[Data supplied]:

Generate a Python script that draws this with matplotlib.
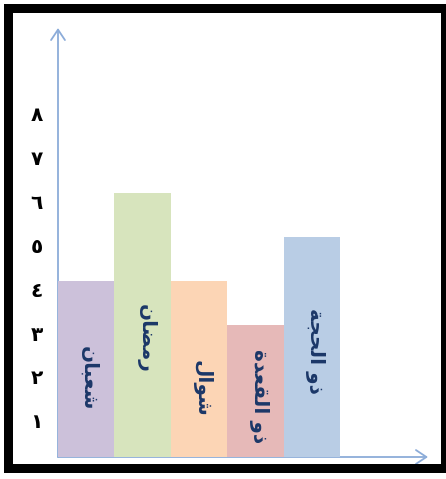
import matplotlib
matplotlib.use("Agg")
import matplotlib.pyplot as plt
from matplotlib.patches import Rectangle
from matplotlib.transforms import ScaledTranslation

# ---- data ----
months = ["شعبان", "رمضان", "شوال", "ذو القعدة", "ذو الحجة"]
values = [4, 6, 4, 3, 5]
bar_colors = ["#CCC1DA", "#D7E4BD", "#FCD5B5", "#E6B9B8", "#B9CDE5"]
y_ticks = [1, 2, 3, 4, 5, 6, 7, 8]
y_tick_labels = ["١", "٢", "٣", "٤", "٥", "٦", "٧", "٨"]

# vertical centre of each month name inside its bar (data units)
name_y = [1.8, 2.7, 1.55, 1.38, 2.4]

TEXT_BLUE = "#1B3768"
AXIS_BLUE = "#8CACD9"

# Arabic contextual forms: (isolated, final, initial, medial)
FORMS = {
    "ا": ("\uFE8D", "\uFE8E", None, None),
    "ب": ("\uFE8F", "\uFE90", "\uFE91", "\uFE92"),
    "ة": ("\uFE93", "\uFE94", None, None),
    "ج": ("\uFE9D", "\uFE9E", "\uFE9F", "\uFEA0"),
    "ح": ("\uFEA1", "\uFEA2", "\uFEA3", "\uFEA4"),
    "د": ("\uFEA9", "\uFEAA", None, None),
    "ذ": ("\uFEAB", "\uFEAC", None, None),
    "ر": ("\uFEAD", "\uFEAE", None, None),
    "ش": ("\uFEB5", "\uFEB6", "\uFEB7", "\uFEB8"),
    "ض": ("\uFEBD", "\uFEBE", "\uFEBF", "\uFEC0"),
    "ع": ("\uFEC9", "\uFECA", "\uFECB", "\uFECC"),
    "ق": ("\uFED5", "\uFED6", "\uFED7", "\uFED8"),
    "ل": ("\uFEDD", "\uFEDE", "\uFEDF", "\uFEE0"),
    "م": ("\uFEE1", "\uFEE2", "\uFEE3", "\uFEE4"),
    "ن": ("\uFEE5", "\uFEE6", "\uFEE7", "\uFEE8"),
    "و": ("\uFEED", "\uFEEE", None, None),
}


def shape(text):
    """Join Arabic letters and return them in left-to-right visual order."""
    out = []
    for i, ch in enumerate(text):
        f = FORMS.get(ch)
        if f is None:
            out.append(ch)
            continue
        prev = text[i - 1] if i > 0 else None
        nxt = text[i + 1] if i + 1 < len(text) else None
        join_prev = prev in FORMS and FORMS[prev][2] is not None
        join_next = f[2] is not None and nxt in FORMS
        if join_prev and join_next:
            out.append(f[3])
        elif join_prev:
            out.append(f[1])
        elif join_next:
            out.append(f[2])
        else:
            out.append(f[0])
    return "".join(reversed(out))


W, H = 446, 479
fig = plt.figure(figsize=(W / 100, H / 100), dpi=100)
fig.patch.set_facecolor("white")


def px_rect(x0, y0, x1, y1, **kw):
    return Rectangle((x0 / W, 1 - y1 / H), (x1 - x0) / W, (y1 - y0) / H,
                     transform=fig.transFigure, **kw)


# thick black frame
for r in [(4, 4, 13, 473), (4, 4, 446, 13), (441, 4, 446, 473), (4, 464, 446, 473)]:
    fig.add_artist(px_rect(*r, facecolor="black", edgecolor="none"))

ax_left, ax_right, ax_top, ax_bottom = 58, 428, 28, 457
ax = fig.add_axes([ax_left / W, 1 - ax_bottom / H,
                   (ax_right - ax_left) / W, (ax_bottom - ax_top) / H])
ax.set_facecolor("none")
ax.set_xlim(-0.5, 6.05)
ax.set_ylim(0, 9.75)
for s in ax.spines.values():
    s.set_visible(False)

# axes drawn as arrows
arrow = dict(arrowstyle="->,head_length=0.75,head_width=0.5", color=AXIS_BLUE,
             lw=1.3, shrinkA=0, shrinkB=0)
ax.annotate("", xy=(0, 1), xytext=(0, 0), xycoords="axes fraction",
            arrowprops=arrow, zorder=1)
ax.annotate("", xy=(1, 0), xytext=(0, 0), xycoords="axes fraction",
            arrowprops=arrow, zorder=1)

x = list(range(len(months)))
ax.bar(x, values, width=1.0, color=bar_colors, zorder=3)

for xi, name, ny in zip(x, months, name_y):
    ax.text(xi + 0.05, ny, shape(name), rotation=270, ha="center", va="center",
            fontsize=14.5, fontweight="bold", color=TEXT_BLUE,
            family="DejaVu Sans", zorder=4)

ax.set_xticks([])
ax.set_yticks(y_ticks, y_tick_labels)
ax.tick_params(axis="y", length=0, pad=15.5, labelsize=14.5, labelcolor="black")
shift = ScaledTranslation(0, -8 / 100, fig.dpi_scale_trans)
for lbl in ax.get_yticklabels():
    lbl.set_horizontalalignment("center")
    lbl.set_fontweight("bold")
    lbl.set_transform(lbl.get_transform() + shift)

fig.savefig("out.png", dpi=100)
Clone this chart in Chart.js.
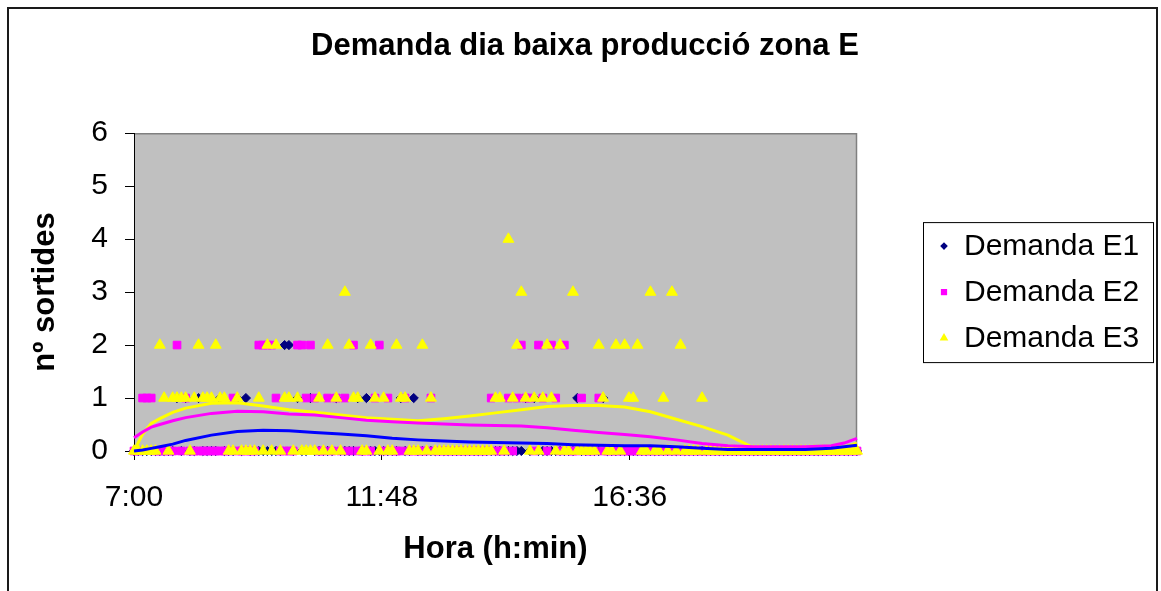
<!DOCTYPE html>
<html>
<head>
<meta charset="utf-8">
<script src="https://cdn.jsdelivr.net/npm/chart.js@4.4.0/dist/chart.umd.min.js"></script>
<style>
  html, body { margin: 0; padding: 0; background: #fff; }
</style>
</head>
<body>
<canvas id="chart" width="1161" height="591"></canvas>
<script>
// --- data ---
const chartTitle = "Demanda dia baixa producció zona E";
const xTitle = "Hora (h:min)";
const yTitle = "nº sortides";
const seriesNames = ["Demanda E1", "Demanda E2", "Demanda E3"];

const startTime = "7:00";
const endTime = "21:00";
const sampleStepMin = 5;              // one reading every 5 minutes
const xTickLabels = ["7:00", "11:48", "16:36"];
const yTickLabels = [0, 1, 2, 3, 4, 5, 6];

// one row = one hour (12 readings), last value = 21:00
const demandaE1 = [
    0,0,0,0,0,0,0,0,0,0,1,0,
    1,0,0,1,0,0,0,0,1,0,0,0,
    1,0,1,0,0,0,0,0,0,0,0,2,
    2,0,1,0,0,1,0,0,0,0,0,1,
    0,0,0,0,1,0,1,0,0,0,0,0,
    0,0,1,0,0,1,0,0,0,0,0,0,
    0,0,0,0,0,0,0,0,0,0,0,0,
    0,0,0,0,0,0,0,1,0,1,0,0,
    0,0,0,0,0,0,0,1,0,0,0,0,
    0,1,0,0,0,0,0,0,0,0,0,0,
    0,0,0,0,0,0,0,0,0,0,0,0,
    0,0,0,0,0,0,0,0,0,0,0,0,
    0,0,0,0,0,0,0,0,0,0,0,0,
    0,0,0,0,0,0,0,0,0,0,0,0,
    0
];
const demandaE2 = [
    0,0,1,1,1,0,0,0,0,0,2,0,
    1,0,0,0,0,0,0,0,0,0,0,1,
    0,0,0,0,0,2,2,2,2,1,0,0,
    0,0,2,2,1,2,1,0,0,1,0,1,
    0,1,0,2,0,0,0,0,1,2,0,1,
    0,0,0,1,0,0,0,0,0,1,0,0,
    0,0,0,0,0,0,0,0,0,0,0,1,
    0,0,0,1,0,1,2,1,1,0,2,1,
    0,2,1,0,2,0,0,0,1,0,0,0,
    1,0,0,0,0,0,0,0,0,0,0,0,
    0,0,0,0,0,0,0,0,0,0,0,0,
    0,0,0,0,0,0,0,0,0,0,0,0,
    0,0,0,0,0,0,0,0,0,0,0,0,
    0,0,0,0,0,0,0,0,0,0,0,0,
    0
];
const demandaE3 = [
    0,0,0,0,0,0,2,1,0,1,1,1,
    1,0,1,2,1,1,1,2,1,1,0,0,
    1,0,0,0,0,1,0,2,0,2,0,1,
    1,0,1,0,0,0,0,1,0,2,0,1,
    0,3,2,1,1,0,0,2,1,0,1,0,
    0,2,1,1,0,0,0,2,0,1,0,0,
    0,0,0,0,0,0,0,0,0,0,0,0,
    1,1,0,4,1,2,3,1,0,1,0,1,
    2,1,0,2,0,0,3,0,0,0,0,0,
    2,1,0,0,2,0,2,1,1,2,0,0,
    3,0,0,1,0,3,0,2,0,0,0,0,
    1,0,0,0,0,0,0,0,0,0,0,0,
    0,0,0,0,0,0,0,0,0,0,0,0,
    0,0,0,0,0,0,0,0,0,0,0,0,
    0
];

// trend lines (moving average curves), read at these times
const trendTimes = ["7:00","7:10","7:20","7:30","7:45","8:00","8:30","9:00","9:30","10:00",
    "10:30","11:00","11:30","12:00","12:30","13:00","13:30","14:00","14:30","15:00",
    "15:30","16:00","16:30","17:00","17:30","18:00","18:30","19:00","19:30","20:00",
    "20:30","20:45","21:00"];
const trendE1 = [0.00,0.02,0.05,0.08,0.13,0.20,0.30,0.37,0.39,0.38,
    0.35,0.32,0.29,0.24,0.21,0.19,0.17,0.16,0.15,0.14,
    0.12,0.11,0.10,0.10,0.08,0.05,0.03,0.03,0.03,0.03,
    0.05,0.08,0.11];
const trendE2 = [0.25,0.36,0.45,0.50,0.57,0.63,0.71,0.75,0.74,0.70,
    0.68,0.63,0.58,0.55,0.53,0.51,0.49,0.48,0.47,0.44,
    0.39,0.35,0.31,0.27,0.21,0.14,0.10,0.08,0.08,0.08,
    0.10,0.15,0.24];
const trendE3 = [0.00,0.32,0.52,0.61,0.73,0.81,0.90,0.91,0.85,0.78,
    0.73,0.68,0.63,0.60,0.57,0.61,0.66,0.72,0.78,0.84,
    0.86,0.86,0.83,0.74,0.60,0.46,0.30,0.06,0.00,0.00,
    0.02,0.07,0.15];

// --- helpers ---
const FONT = "'Liberation Sans', Arial, sans-serif";
const toMin = s => { const [h, m] = s.split(":").map(Number); return h * 60 + m; };
const t0 = toMin(startTime);
const toOffset = s => toMin(s) - t0;               // x = minutes after 7:00
const fmtClock = v => {
    const m = t0 + Math.round(v);
    return Math.floor(m / 60) + ":" + String(m % 60).padStart(2, "0");
};
const samplePoints = arr => arr.map((y, i) => ({ x: i * sampleStepMin, y }));
const trendPoints = arr => arr.map((y, i) => ({ x: toOffset(trendTimes[i]), y }));

const markers = [
    { color: "#000080", style: "rectRot", radius: 4.6, legendRadius: 3.8 },
    { color: "#ff00ff", style: "rect", radius: 5.4, legendRadius: 4.4 },
    { color: "#ffff00", style: "triangle", radius: 6.3, legendRadius: 5 },
];

// page frame + grey plot area
const backdrop = {
    id: "backdrop",
    beforeDraw(chart) {
        const { ctx, chartArea: a, width, height } = chart;
        ctx.save();
        ctx.fillStyle = "#fff";
        ctx.fillRect(0, 0, width, height);
        ctx.strokeStyle = "#1a1a1a";
        ctx.lineWidth = 2;
        ctx.strokeRect(8, 8, 1149, 620);
        ctx.fillStyle = "#c0c0c0";
        ctx.fillRect(a.left, a.top, a.right - a.left, a.bottom - a.top);
        ctx.strokeStyle = "#808080";
        ctx.lineWidth = 1.5;
        ctx.beginPath();
        ctx.moveTo(a.left, a.top + 0.5);
        ctx.lineTo(a.right - 0.5, a.top + 0.5);
        ctx.lineTo(a.right - 0.5, a.bottom);
        ctx.stroke();
        ctx.restore();
    },
};

// boxed legend on the right (markers only, like the original)
const boxLegend = {
    id: "boxLegend",
    beforeInit(chart) {
        const box = {
            position: "right",
            weight: 0,
            fullSize: false,
            options: {},
            update(maxWidth, maxHeight) {
                this.width = 304;
                this.height = maxHeight;
            },
            isHorizontal() { return false; },
            draw() {
                const ctx = chart.ctx;
                const a = chart.chartArea;
                const cy = (a.top + a.bottom) / 2;
                const bx = this.left + 66, bw = 230, bh = 140;
                ctx.save();
                ctx.fillStyle = "#fff";
                ctx.fillRect(bx, cy - bh / 2, bw, bh);
                ctx.strokeStyle = "#000";
                ctx.lineWidth = 1;
                ctx.strokeRect(bx + 0.5, cy - bh / 2 + 0.5, bw, bh);
                ctx.font = "30px " + FONT;
                ctx.textBaseline = "middle";
                ctx.textAlign = "left";
                seriesNames.forEach((name, i) => {
                    const y = cy + (i - 1) * 46;
                    const mk = markers[i];
                    ctx.fillStyle = mk.color;
                    Chart.helpers.drawPoint(ctx, {
                        pointStyle: mk.style, radius: mk.legendRadius,
                        borderWidth: 0, rotation: 0,
                    }, bx + 21, y);
                    ctx.fillStyle = "#000";
                    ctx.fillText(name, bx + 41, y + 1);
                });
                ctx.restore();
            },
        };
        Chart.layouts.addBox(chart, box);
    },
};

const scatterSet = (i, arr) => ({
    label: seriesNames[i],
    data: samplePoints(arr),
    pointStyle: markers[i].style,
    pointRadius: markers[i].radius,
    pointBackgroundColor: markers[i].color,
    pointBorderColor: markers[i].color,
    pointBorderWidth: 1,
    showLine: false,
    clip: false,          // zero-row markers hang over the axis, as in the original
});
const trendSet = (arr, color) => ({
    data: trendPoints(arr),
    showLine: true,
    borderColor: color,
    borderWidth: 3,
    pointRadius: 0,
    tension: 0,
    clip: 3,
});

// first dataset is drawn on top
new Chart(document.getElementById("chart"), {
    type: "scatter",
    data: {
        datasets: [
            trendSet(trendE1, "#0000ff"),
            trendSet(trendE2, "#ff00ff"),
            trendSet(trendE3, "#ffff00"),
            scatterSet(2, demandaE3),
            scatterSet(1, demandaE2),
            scatterSet(0, demandaE1),
        ],
    },
    options: {
        responsive: false,
        animation: false,
        events: [],
        layout: { padding: { left: 9, right: 0, top: 8, bottom: 0 } },
        plugins: {
            legend: { display: false },
            tooltip: { enabled: false },
            title: {
                display: true,
                text: chartTitle,
                color: "#000",
                font: { family: FONT, size: 31, weight: "bold" },
                padding: { top: 20, bottom: 68 },
            },
        },
        scales: {
            x: {
                type: "linear",
                min: 0,
                max: toOffset(endTime),
                afterBuildTicks: s => { s.ticks = xTickLabels.map(l => ({ value: toOffset(l) })); },
                afterFit: s => { s.height = 140; },
                ticks: {
                    autoSkip: false, maxRotation: 0, padding: 20, color: "#000",
                    font: { family: FONT, size: 30 },
                    callback: v => fmtClock(v),
                },
                grid: { drawOnChartArea: false, drawTicks: true, tickLength: 9, tickColor: "#000" },
                border: { display: true, color: "#000", width: 1 },
                title: {
                    display: true, text: xTitle, color: "#000",
                    font: { family: FONT, size: 31, weight: "bold" },
                    padding: { top: 0, bottom: 23 },
                },
            },
            y: {
                type: "linear",
                min: yTickLabels[0],
                max: yTickLabels[yTickLabels.length - 1],
                afterFit: s => { s.width = 125; },
                ticks: {
                    stepSize: 1, padding: 17, color: "#000",
                    font: { family: FONT, size: 30 },
                },
                grid: { drawOnChartArea: false, drawTicks: true, tickLength: 9, tickColor: "#000" },
                border: { display: true, color: "#000", width: 1 },
                title: {
                    display: true, text: yTitle, color: "#000",
                    font: { family: FONT, size: 31, weight: "bold" },
                    padding: { top: 18, bottom: 0 },
                },
            },
        },
    },
    plugins: [backdrop, boxLegend],
});
</script>
</body>
</html>
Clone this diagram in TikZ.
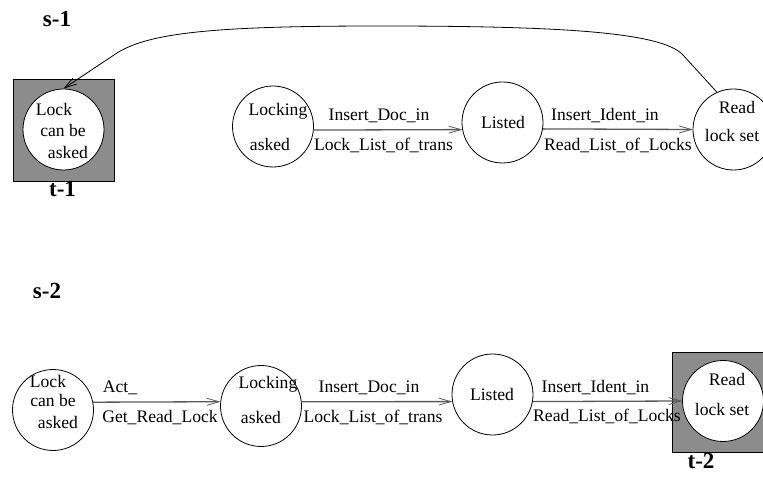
\documentclass[tikz,border=0pt]{standalone}
\usepackage{fontspec}
\setmainfont{Liberation Serif}
\usetikzlibrary{arrows.meta}
\definecolor{boxgray}{RGB}{140,140,140}
\begin{document}
\begin{tikzpicture}[x=1pt,y=-1pt,
  state/.style={circle,draw,line width=0.8pt,minimum size=81pt,inner sep=0pt,fill=white},
  txt/.style={font=\fontsize{17.6}{20}\selectfont,inner sep=0pt,text height=0.66em,text depth=0pt},
  lbl/.style={font=\fontsize{23}{26}\selectfont\bfseries,inner sep=0pt,text height=0.68em,text depth=0pt},
  arr/.style={-{Straight Barb[length=12pt,width=7pt,line width=0.8pt]},line width=1.3pt,draw=black!65},
  curv/.style={-{Straight Barb[length=12pt,width=7pt,line width=0.8pt]},line width=0.8pt,draw=black},
  final/.style={rectangle,draw,line width=0.8pt,fill=boxgray,inner sep=0pt}]
\useasboundingbox (0,0) rectangle (763,478);
\clip (0,0) rectangle (763,478);

% ---- row 1 ----
\node[lbl] (s1) at (57,23) {s-1};
\node[final,minimum width=101pt,minimum height=102pt] (f1) at (63.5,130) {};
\node[lbl] (tl1) at (62.5,193) {t-1};
\node[state] (lk1) at (63.5,129.5) {};
\node[state] (la1) at (273,126.5) {};
\node[state] (li1) at (502.5,122.5) {};
\node[state] (rd1) at (733.5,129.5) {};

\node[txt] (a1) at (54,112) {Lock};
\node[txt] (a2) at (63,133) {can be};
\node[txt] (a3) at (68,155) {asked};
\node[txt] (b1) at (278,112) {Locking};
\node[txt] (b2) at (270,147) {asked};
\node[txt] (c1) at (503,125) {Listed};
\node[txt] (d1) at (737,110) {Read};
\node[txt] (d2) at (732,138) {lock set};

\draw[arr] (la1.-5) -- (li1.190.7);
\draw[arr] (li1.-9) -- (rd1.west);
\node[txt] (e1) at (379,117) {Insert\_Doc\_in};
\node[txt] (e2) at (383.5,147) {Lock\_List\_of\_trans};
\node[txt] (e3) at (605,117) {Insert\_Ident\_in};
\node[txt] (e4) at (618,147) {Read\_List\_of\_Locks};

\draw[curv] (rd1.114) -- (683,55) .. controls (662,32) and (560,26) .. (380,26)
  .. controls (220,26) and (150,32) .. (117,53) -- (lk1.north);

% ---- row 2 ----
\node[lbl] (s2) at (47,295) {s-2};
\node[final,minimum width=102pt,minimum height=100pt] (f2) at (723,402) {};
\node[lbl] (tl2) at (701,465) {t-2};
\node[state] (lk2) at (53,410) {};
\node[state] (la2) at (261,406) {};
\node[state] (li2) at (492.5,394.5) {};
\node[state] (rd2) at (723,401) {};

\node[txt] (g1) at (48,384) {Lock};
\node[txt] (g2) at (53,403) {can be};
\node[txt] (g3) at (58,425) {asked};
\node[txt] (h1) at (268,385) {Locking};
\node[txt] (h2) at (261,420) {asked};
\node[txt] (i1) at (492,397) {Listed};
\node[txt] (j1) at (727,382) {Read};
\node[txt] (j2) at (722,412) {lock set};

\draw[arr] (lk2.11.7) -- (la2.174);
\draw[arr] (la2.6) -- (li2.190.2);
\draw[arr] (li2.-10.2) -- (rd2.west);
\node[txt] (k1) at (120,389) {Act\_};
\node[txt] (k2) at (160,419) {Get\_Read\_Lock};
\node[txt] (k3) at (369,389) {Insert\_Doc\_in};
\node[txt] (k4) at (373,419) {Lock\_List\_of\_trans};
\node[txt] (k5) at (595.5,389) {Insert\_Ident\_in};
\node[txt] (k6) at (607,418) {Read\_List\_of\_Locks};
\end{tikzpicture}
\end{document}
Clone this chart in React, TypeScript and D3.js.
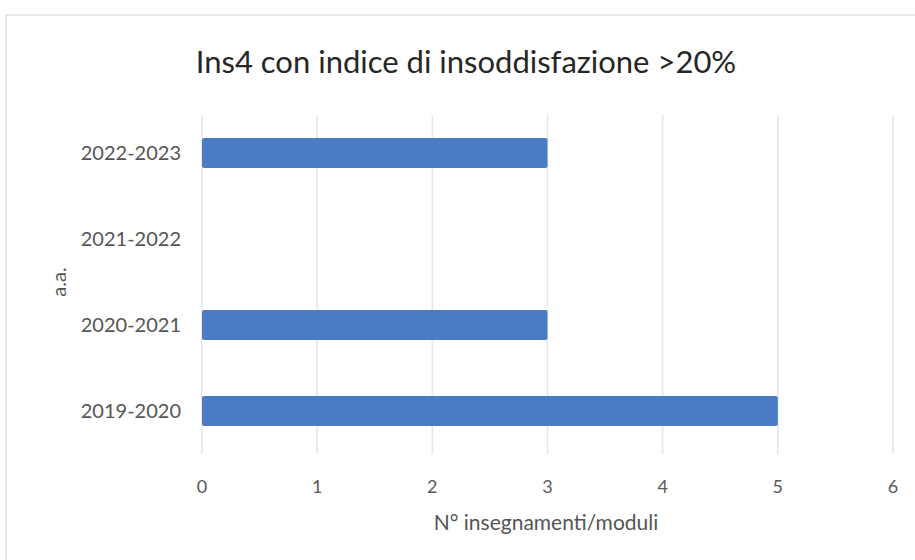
import * as React from "react"
import * as d3 from "d3"

const years = ["2019-2020", "2020-2021", "2021-2022", "2022-2023"]
const counts = [5, 3, 0, 3]
const xTicks = [0, 1, 2, 3, 4, 5, 6]
const title = "Ins4 con indice di insoddisfazione >20%"
const xTitle = "N° insegnamenti/moduli"
const yTitle = "a.a."

export default function App() {
    const [w, h] = [915, 560]
    const m = { top: 110, bottom: 106, left: 202, right: 22 }
    const font = "Lato, 'Open Sans', sans-serif"

    const data = years.map((name, i) => ({ name, value: counts[i] }))

    const xScale = d3
        .scaleLinear()
        .domain([0, 6])
        .range([m.left, w - m.right])

    const yScale = d3
        .scaleBand()
        .domain([...years].reverse())
        .range([m.top, h - m.bottom])
        .paddingInner(0.65)
        .paddingOuter(0.325)

    const grid = xTicks.map((d, i) => (
        <g key={i}>
            <line
                x1={xScale(d)}
                x2={xScale(d)}
                y1={m.top + 5}
                y2={h - m.bottom}
                stroke="#e6e6e6"
                strokeWidth={1.5}
            />
            <text
                x={xScale(d)}
                y={h - m.bottom + 39}
                fontSize={18}
                textAnchor="middle"
                fill="#595959"
            >
                {d}
            </text>
        </g>
    ))

    const rects = data.map((d, i) => {
        const y = yScale(d.name)
        if (y === undefined) { return null }
        return (
            <g key={i}>
                {d.value > 0 && (
                    <rect
                        x={xScale(0)}
                        y={y}
                        width={xScale(d.value) - xScale(0)}
                        height={yScale.bandwidth()}
                        fill="#4a7cc5"
                        rx={2}
                    />
                )}
                <text
                    x={181}
                    y={y + yScale.bandwidth() / 2}
                    dy="0.35em"
                    fontSize={20}
                    textAnchor="end"
                    fill="#555"
                >
                    {d.name}
                </text>
            </g>
        )
    })

    return (
        <svg width={w} height={h} style={{ position: "absolute", left: 0, top: 0 }} fontFamily={font}>
            <rect x={0} y={0} width={w} height={h} fill="white" />
            <rect x={6} y={15} width={w + 10} height={h} fill="none" stroke="#e4e4e4" strokeWidth={1.5} />
            <text x={466} y={73} fontSize={31} textAnchor="middle" fill="#262626">
                {title}
            </text>
            {grid}
            {rects}
            <text x={546} y={530} fontSize={21} textAnchor="middle" fill="#555">
                {xTitle}
            </text>
            <text
                transform={`translate(66,${(m.top + h - m.bottom) / 2}) rotate(-90)`}
                fontSize={20}
                textAnchor="middle"
                fill="#555"
            >
                {yTitle}
            </text>
        </svg>
    )
}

[Task statement]: Scan the records above for the string "Clone", then select every line that holds it.

[Task solution]:
Clone this chart in Chart.js.
Clone this diagram in TikZ.
Clone this chart in React, TypeScript and D3.js.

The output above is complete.